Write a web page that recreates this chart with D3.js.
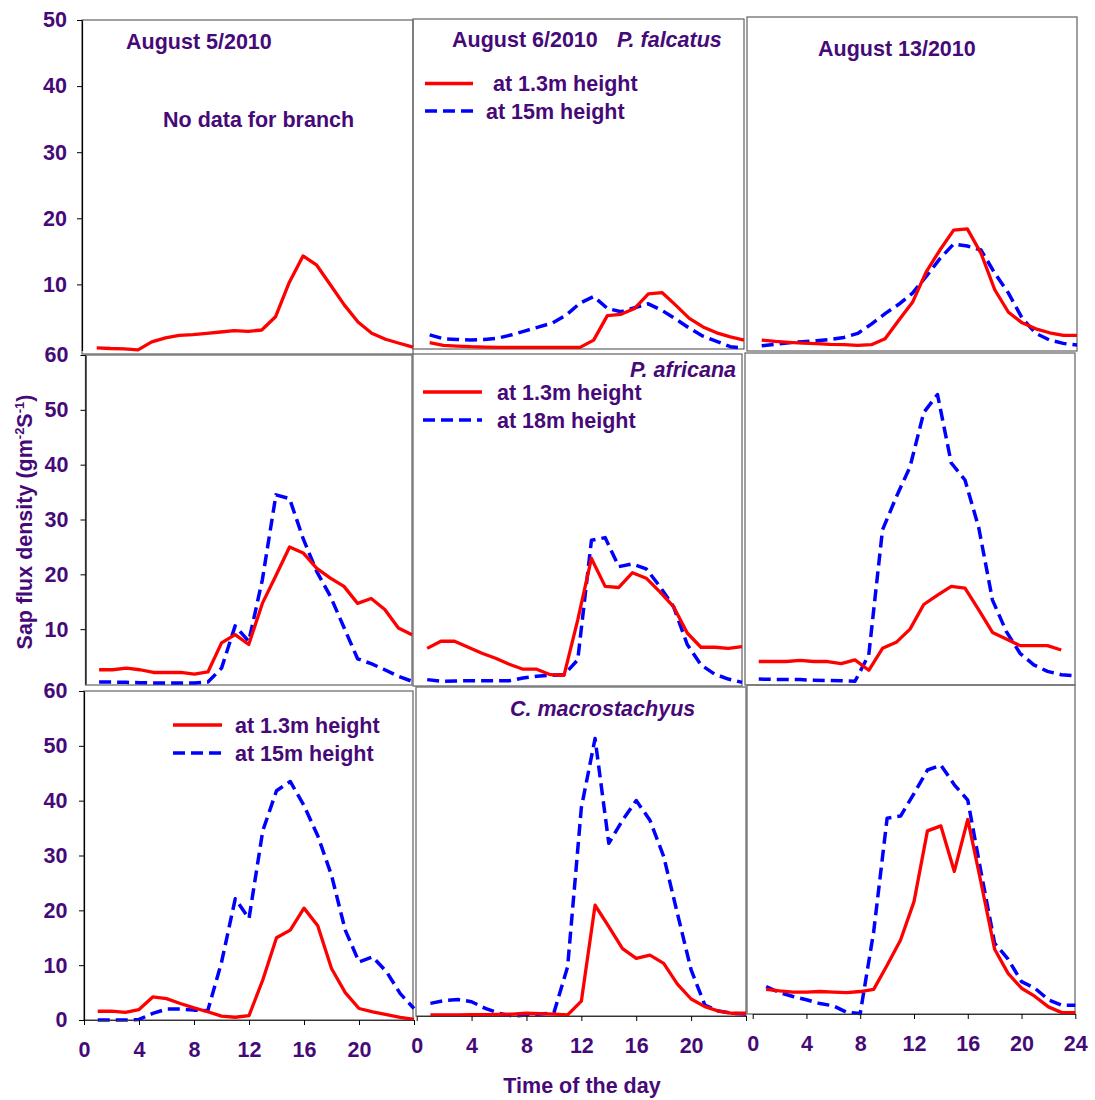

---

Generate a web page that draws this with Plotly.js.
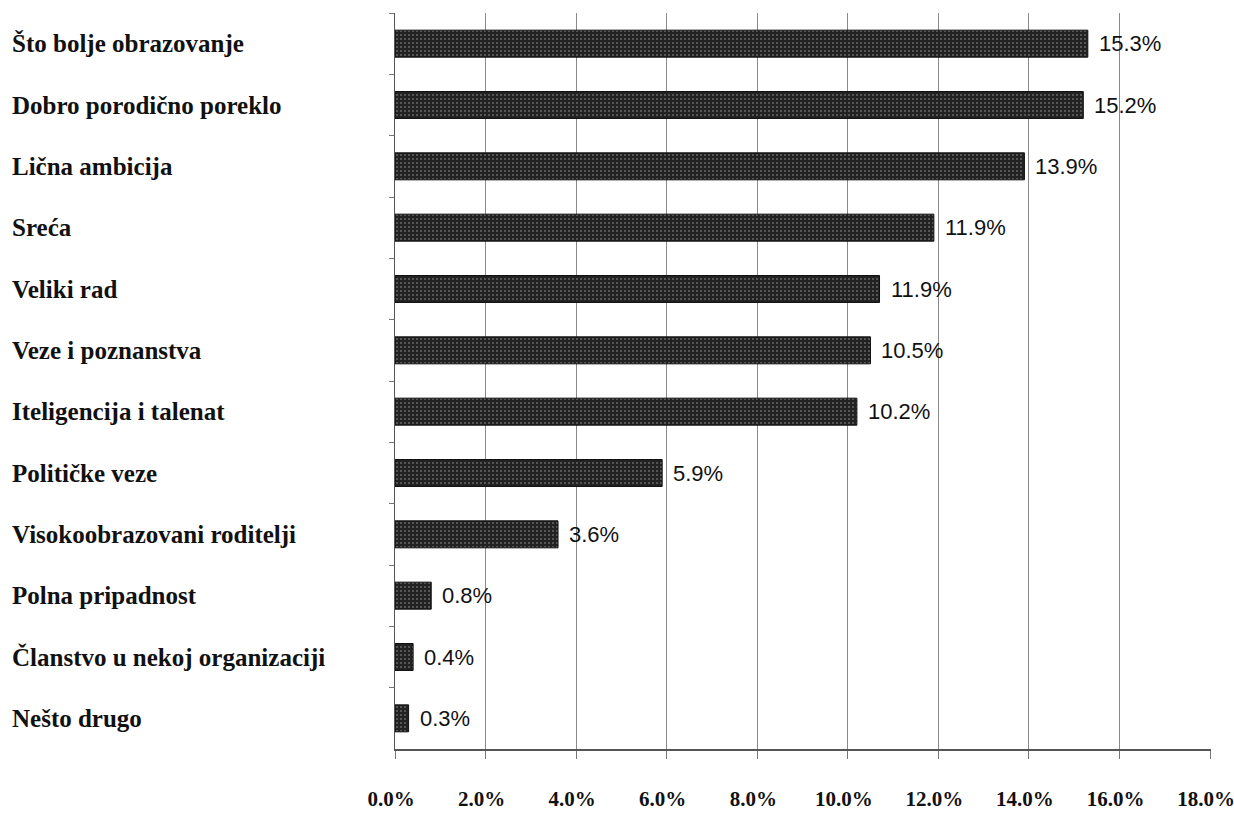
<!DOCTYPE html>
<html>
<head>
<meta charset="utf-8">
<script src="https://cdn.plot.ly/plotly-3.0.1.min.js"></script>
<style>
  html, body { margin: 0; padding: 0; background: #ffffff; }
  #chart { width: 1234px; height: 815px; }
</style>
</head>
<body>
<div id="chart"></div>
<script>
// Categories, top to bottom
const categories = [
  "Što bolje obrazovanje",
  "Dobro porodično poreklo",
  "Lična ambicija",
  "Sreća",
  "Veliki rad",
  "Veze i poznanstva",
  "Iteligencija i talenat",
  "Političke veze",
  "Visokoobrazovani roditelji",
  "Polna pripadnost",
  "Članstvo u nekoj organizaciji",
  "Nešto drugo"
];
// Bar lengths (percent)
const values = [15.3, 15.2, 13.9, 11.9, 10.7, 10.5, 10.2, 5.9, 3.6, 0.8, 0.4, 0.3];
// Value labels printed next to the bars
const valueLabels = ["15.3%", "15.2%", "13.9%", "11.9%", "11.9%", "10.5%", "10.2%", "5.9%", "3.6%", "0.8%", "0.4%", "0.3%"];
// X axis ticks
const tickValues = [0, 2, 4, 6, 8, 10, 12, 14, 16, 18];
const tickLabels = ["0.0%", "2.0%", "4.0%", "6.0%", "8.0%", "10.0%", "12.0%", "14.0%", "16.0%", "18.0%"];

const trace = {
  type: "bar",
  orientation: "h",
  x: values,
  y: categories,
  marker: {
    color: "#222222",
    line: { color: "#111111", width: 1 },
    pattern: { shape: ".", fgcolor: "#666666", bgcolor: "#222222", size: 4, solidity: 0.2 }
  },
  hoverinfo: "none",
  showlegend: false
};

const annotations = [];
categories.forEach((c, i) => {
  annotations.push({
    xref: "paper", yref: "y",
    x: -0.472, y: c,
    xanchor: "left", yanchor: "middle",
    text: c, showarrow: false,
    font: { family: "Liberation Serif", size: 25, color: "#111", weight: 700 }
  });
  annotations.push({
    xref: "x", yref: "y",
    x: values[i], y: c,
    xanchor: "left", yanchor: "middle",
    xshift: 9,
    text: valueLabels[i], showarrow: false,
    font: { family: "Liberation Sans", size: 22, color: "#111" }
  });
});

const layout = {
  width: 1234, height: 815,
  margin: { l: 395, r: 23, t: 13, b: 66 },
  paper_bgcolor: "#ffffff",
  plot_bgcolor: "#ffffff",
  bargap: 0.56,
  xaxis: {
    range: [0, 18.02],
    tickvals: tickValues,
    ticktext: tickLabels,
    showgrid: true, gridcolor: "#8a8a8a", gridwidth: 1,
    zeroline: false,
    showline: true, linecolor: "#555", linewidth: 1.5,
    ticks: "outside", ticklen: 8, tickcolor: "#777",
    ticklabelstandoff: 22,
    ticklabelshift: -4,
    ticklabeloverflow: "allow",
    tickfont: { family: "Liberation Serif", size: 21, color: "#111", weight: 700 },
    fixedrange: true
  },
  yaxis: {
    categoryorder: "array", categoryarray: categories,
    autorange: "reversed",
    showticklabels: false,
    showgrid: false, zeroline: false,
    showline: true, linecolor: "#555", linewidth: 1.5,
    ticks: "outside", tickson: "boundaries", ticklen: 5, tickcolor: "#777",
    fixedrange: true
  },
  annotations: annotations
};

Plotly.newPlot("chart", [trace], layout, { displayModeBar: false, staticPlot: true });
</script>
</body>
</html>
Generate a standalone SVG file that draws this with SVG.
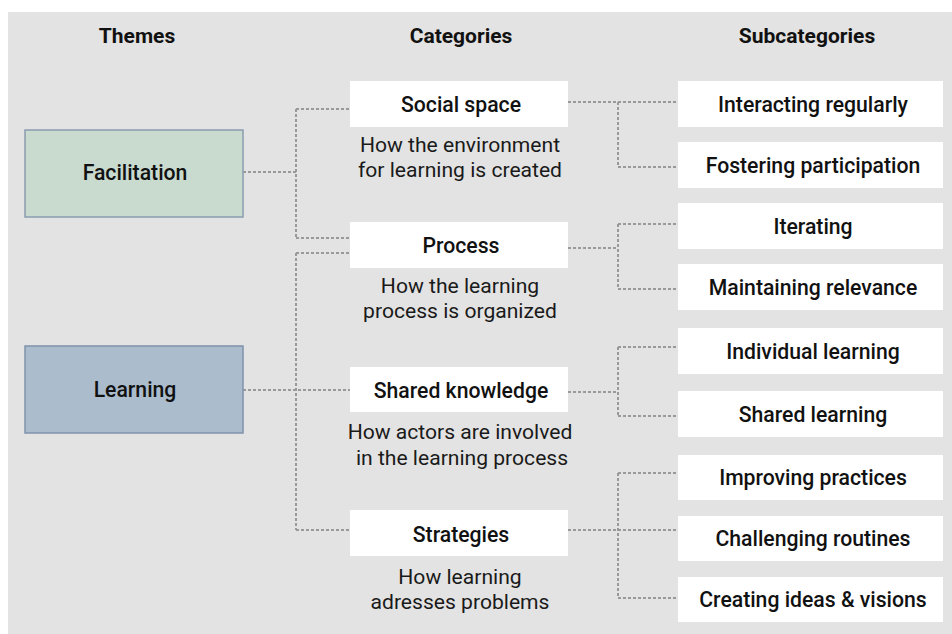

**Written request**
Using the entries above, tally how many lines have the word "draws" in them; write the number and nothing more.

**Result of this task**
2